STATED EXERCISE: Quote every line below exactly and skip any picture.

EXERCISE DATA:
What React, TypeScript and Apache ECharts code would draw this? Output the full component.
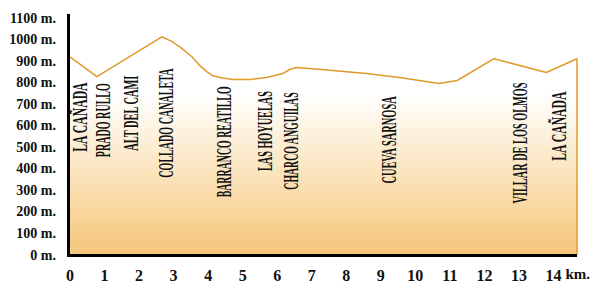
import React, { useEffect, useRef } from "react";
import * as echarts from "echarts";

// Elevation profile: distance (km) and altitude (m)
const distanceKm = [0, 0.78, 2.66, 2.92, 3.18, 3.53, 3.76, 3.96, 4.13, 4.34, 4.71, 5.2, 5.69, 6.16, 6.36, 6.56, 7.02, 7.6, 8.58, 9.54, 10.69, 11.21, 12.28, 13.79, 14.68, 14.68];
const altitudeM = [920, 828, 1012, 994, 966, 920, 879, 851, 833, 824, 815, 815, 824, 842, 861, 870, 865, 856, 842, 824, 796, 810, 911, 847, 911, 0];

// Waypoint names and their kilometre position
const placeNames = ["LA CAÑADA", "PRADO RULLO", "ALT DEL CAMI", "COLLADO CANALETA", "BARRANCO REATILLO", "LAS HOYUELAS", "CHARCO ANGUILAS", "CUEVA SARNOSA", "VILLAR DE LOS OLMOS", "LA CAÑADA"];
const placeKm = [0.29, 0.95, 1.76, 2.77, 4.45, 5.64, 6.39, 9.25, 13.03, 14.16];
// label anchor altitude (centre of the vertical label)
const placeAnchorM = [640, 626, 658, 612, 525, 575, 529, 534, 520, 598];

const yTicks = { min: 0, max: 1100, interval: 100 };
const xTicks = { min: 0, max: 14.68, interval: 1 };
const xUnit = "km.";
const yUnit = "m.";

// layout only: label lengths in px and font sizes
const labelSpan = [70, 74, 76, 109, 111, 80, 98, 88, 121, 70];
const labelFont = [21, 20, 20, 20, 20, 20, 20, 20, 20, 21];

const SERIF = "Liberation Serif";

export default function App() {
  const ref = useRef<HTMLDivElement>(null);
  useEffect(() => {
    if (!ref.current) return;
    const chart = echarts.init(ref.current, null, { renderer: "svg" });
    const data = distanceKm.map((d, i) => [d, altitudeM[i]]);

    const canvas = document.createElement("canvas");
    const ctx = canvas.getContext("2d")!;
    const scales = placeNames.map((name, i) => {
      ctx.font = `bold ${labelFont[i]}px "${SERIF}"`;
      const w = ctx.measureText(name).width || 100;
      return labelSpan[i] / w;
    });

    chart.setOption({
      animation: false,
      grid: { left: 70, right: 22, top: 18, bottom: 26 },
      xAxis: {
        type: "value",
        min: xTicks.min,
        max: xTicks.max,
        interval: xTicks.interval,
        axisLine: { show: false },
        axisTick: { show: false },
        splitLine: { show: false },
        axisLabel: {
          margin: 12,
          color: "#111",
          fontFamily: SERIF,
          fontWeight: "bold",
          fontSize: 16,
          formatter: (v: number) => (Number.isInteger(v) ? String(v) : ""),
        },
      },
      yAxis: {
        type: "value",
        min: yTicks.min,
        max: yTicks.max,
        interval: yTicks.interval,
        axisLine: { show: false },
        axisTick: { show: false },
        splitLine: { show: false },
        axisLabel: {
          margin: 14,
          color: "#111",
          fontFamily: SERIF,
          fontWeight: "bold",
          fontSize: 14,
          formatter: (v: number) => `${v} ${yUnit}`,
        },
      },
      series: [
        {
          type: "line",
          data,
          showSymbol: false,
          lineStyle: { color: "#E09A2A", width: 1.5 },
          areaStyle: {
            opacity: 1,
            color: {
              type: "linear",
              x: 0,
              y: 0,
              x2: 0,
              y2: 1,
              colorStops: [
                { offset: 0, color: "#ffffff" },
                { offset: 0.26, color: "#ffffff" },
                { offset: 0.62, color: "#fbe4bd" },
                { offset: 1, color: "#f5c679" },
              ],
            },
          },
        },
        {
          // axis frame (left and bottom) drawn as filled bars
          type: "custom",
          z: 30,
          silent: true,
          clip: false,
          data: [[xTicks.min, yTicks.min]],
          renderItem: (_params: any, api: any) => {
            const o = api.coord([xTicks.min, yTicks.min]);
            const t = api.coord([xTicks.min, yTicks.max]);
            const r = api.coord([xTicks.max, yTicks.min]);
            return {
              type: "group",
              children: [
                {
                  type: "rect",
                  shape: { x: o[0] - 3, y: t[1] - 4, width: 3, height: o[1] - t[1] + 6 },
                  style: { fill: "#000" },
                },
                {
                  type: "rect",
                  shape: { x: o[0] - 3, y: o[1] - 1, width: r[0] - o[0] + 3, height: 3 },
                  style: { fill: "#000" },
                },
              ],
            };
          },
        },
        {
          type: "custom",
          z: 20,
          silent: true,
          clip: false,
          data: placeKm.map((k, i) => [k, placeAnchorM[i]]),
          renderItem: (params: any, api: any) => {
            const i = params.dataIndex;
            const p = api.coord([api.value(0), api.value(1)]);
            return {
              type: "text",
              x: p[0],
              y: p[1],
              rotation: Math.PI / 2,
              scaleX: scales[i],
              scaleY: 1,
              style: {
                text: placeNames[i],
                fontFamily: SERIF,
                fontWeight: "bold",
                fontSize: labelFont[i],
                fill: "#111",
                align: "center",
                verticalAlign: "middle",
              },
            };
          },
        },
        {
          type: "custom",
          z: 20,
          silent: true,
          clip: false,
          data: [[xTicks.max, yTicks.min]],
          renderItem: (_params: any, api: any) => {
            const p = api.coord([api.value(0), api.value(1)]);
            return {
              type: "text",
              x: p[0] + 13,
              y: p[1] + 19,
              style: {
                text: xUnit,
                fontFamily: SERIF,
                fontWeight: "bold",
                fontSize: 15,
                fill: "#111",
                align: "right",
                verticalAlign: "middle",
              },
            };
          },
        },
      ],
    });
    return () => chart.dispose();
  }, []);
  return <div ref={ref} style={{ width: 599, height: 283, margin: "-8px 0 0 -8px" }} />;
}
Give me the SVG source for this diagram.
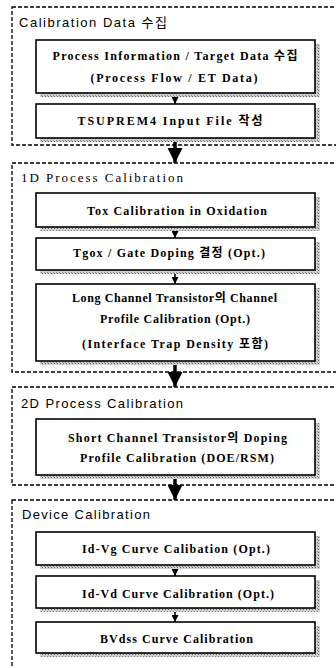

SOLUTION FOR THIS PROBLEM:
What React, TypeScript and Apache ECharts code would draw this? Output the full component.
import React, { useEffect, useRef } from "react";
import * as echarts from "echarts";

// Elevation profile: distance (km) and altitude (m)
const distanceKm = [0, 0.78, 2.66, 2.92, 3.18, 3.53, 3.76, 3.96, 4.13, 4.34, 4.71, 5.2, 5.69, 6.16, 6.36, 6.56, 7.02, 7.6, 8.58, 9.54, 10.69, 11.21, 12.28, 13.79, 14.68, 14.68];
const altitudeM = [920, 828, 1012, 994, 966, 920, 879, 851, 833, 824, 815, 815, 824, 842, 861, 870, 865, 856, 842, 824, 796, 810, 911, 847, 911, 0];

// Waypoint names and their kilometre position
const placeNames = ["LA CAÑADA", "PRADO RULLO", "ALT DEL CAMI", "COLLADO CANALETA", "BARRANCO REATILLO", "LAS HOYUELAS", "CHARCO ANGUILAS", "CUEVA SARNOSA", "VILLAR DE LOS OLMOS", "LA CAÑADA"];
const placeKm = [0.29, 0.95, 1.76, 2.77, 4.45, 5.64, 6.39, 9.25, 13.03, 14.16];
// label anchor altitude (centre of the vertical label)
const placeAnchorM = [640, 626, 658, 612, 525, 575, 529, 534, 520, 598];

const yTicks = { min: 0, max: 1100, interval: 100 };
const xTicks = { min: 0, max: 14.68, interval: 1 };
const xUnit = "km.";
const yUnit = "m.";

// layout only: label lengths in px and font sizes
const labelSpan = [70, 74, 76, 109, 111, 80, 98, 88, 121, 70];
const labelFont = [21, 20, 20, 20, 20, 20, 20, 20, 20, 21];

const SERIF = "Liberation Serif";

export default function App() {
  const ref = useRef<HTMLDivElement>(null);
  useEffect(() => {
    if (!ref.current) return;
    const chart = echarts.init(ref.current, null, { renderer: "svg" });
    const data = distanceKm.map((d, i) => [d, altitudeM[i]]);

    const canvas = document.createElement("canvas");
    const ctx = canvas.getContext("2d")!;
    const scales = placeNames.map((name, i) => {
      ctx.font = `bold ${labelFont[i]}px "${SERIF}"`;
      const w = ctx.measureText(name).width || 100;
      return labelSpan[i] / w;
    });

    chart.setOption({
      animation: false,
      grid: { left: 70, right: 22, top: 18, bottom: 26 },
      xAxis: {
        type: "value",
        min: xTicks.min,
        max: xTicks.max,
        interval: xTicks.interval,
        axisLine: { show: false },
        axisTick: { show: false },
        splitLine: { show: false },
        axisLabel: {
          margin: 12,
          color: "#111",
          fontFamily: SERIF,
          fontWeight: "bold",
          fontSize: 16,
          formatter: (v: number) => (Number.isInteger(v) ? String(v) : ""),
        },
      },
      yAxis: {
        type: "value",
        min: yTicks.min,
        max: yTicks.max,
        interval: yTicks.interval,
        axisLine: { show: false },
        axisTick: { show: false },
        splitLine: { show: false },
        axisLabel: {
          margin: 14,
          color: "#111",
          fontFamily: SERIF,
          fontWeight: "bold",
          fontSize: 14,
          formatter: (v: number) => `${v} ${yUnit}`,
        },
      },
      series: [
        {
          type: "line",
          data,
          showSymbol: false,
          lineStyle: { color: "#E09A2A", width: 1.5 },
          areaStyle: {
            opacity: 1,
            color: {
              type: "linear",
              x: 0,
              y: 0,
              x2: 0,
              y2: 1,
              colorStops: [
                { offset: 0, color: "#ffffff" },
                { offset: 0.26, color: "#ffffff" },
                { offset: 0.62, color: "#fbe4bd" },
                { offset: 1, color: "#f5c679" },
              ],
            },
          },
        },
        {
          // axis frame (left and bottom) drawn as filled bars
          type: "custom",
          z: 30,
          silent: true,
          clip: false,
          data: [[xTicks.min, yTicks.min]],
          renderItem: (_params: any, api: any) => {
            const o = api.coord([xTicks.min, yTicks.min]);
            const t = api.coord([xTicks.min, yTicks.max]);
            const r = api.coord([xTicks.max, yTicks.min]);
            return {
              type: "group",
              children: [
                {
                  type: "rect",
                  shape: { x: o[0] - 3, y: t[1] - 4, width: 3, height: o[1] - t[1] + 6 },
                  style: { fill: "#000" },
                },
                {
                  type: "rect",
                  shape: { x: o[0] - 3, y: o[1] - 1, width: r[0] - o[0] + 3, height: 3 },
                  style: { fill: "#000" },
                },
              ],
            };
          },
        },
        {
          type: "custom",
          z: 20,
          silent: true,
          clip: false,
          data: placeKm.map((k, i) => [k, placeAnchorM[i]]),
          renderItem: (params: any, api: any) => {
            const i = params.dataIndex;
            const p = api.coord([api.value(0), api.value(1)]);
            return {
              type: "text",
              x: p[0],
              y: p[1],
              rotation: Math.PI / 2,
              scaleX: scales[i],
              scaleY: 1,
              style: {
                text: placeNames[i],
                fontFamily: SERIF,
                fontWeight: "bold",
                fontSize: labelFont[i],
                fill: "#111",
                align: "center",
                verticalAlign: "middle",
              },
            };
          },
        },
        {
          type: "custom",
          z: 20,
          silent: true,
          clip: false,
          data: [[xTicks.max, yTicks.min]],
          renderItem: (_params: any, api: any) => {
            const p = api.coord([api.value(0), api.value(1)]);
            return {
              type: "text",
              x: p[0] + 13,
              y: p[1] + 19,
              style: {
                text: xUnit,
                fontFamily: SERIF,
                fontWeight: "bold",
                fontSize: 15,
                fill: "#111",
                align: "right",
                verticalAlign: "middle",
              },
            };
          },
        },
      ],
    });
    return () => chart.dispose();
  }, []);
  return <div ref={ref} style={{ width: 599, height: 283, margin: "-8px 0 0 -8px" }} />;
}
Give me the SVG source for this diagram.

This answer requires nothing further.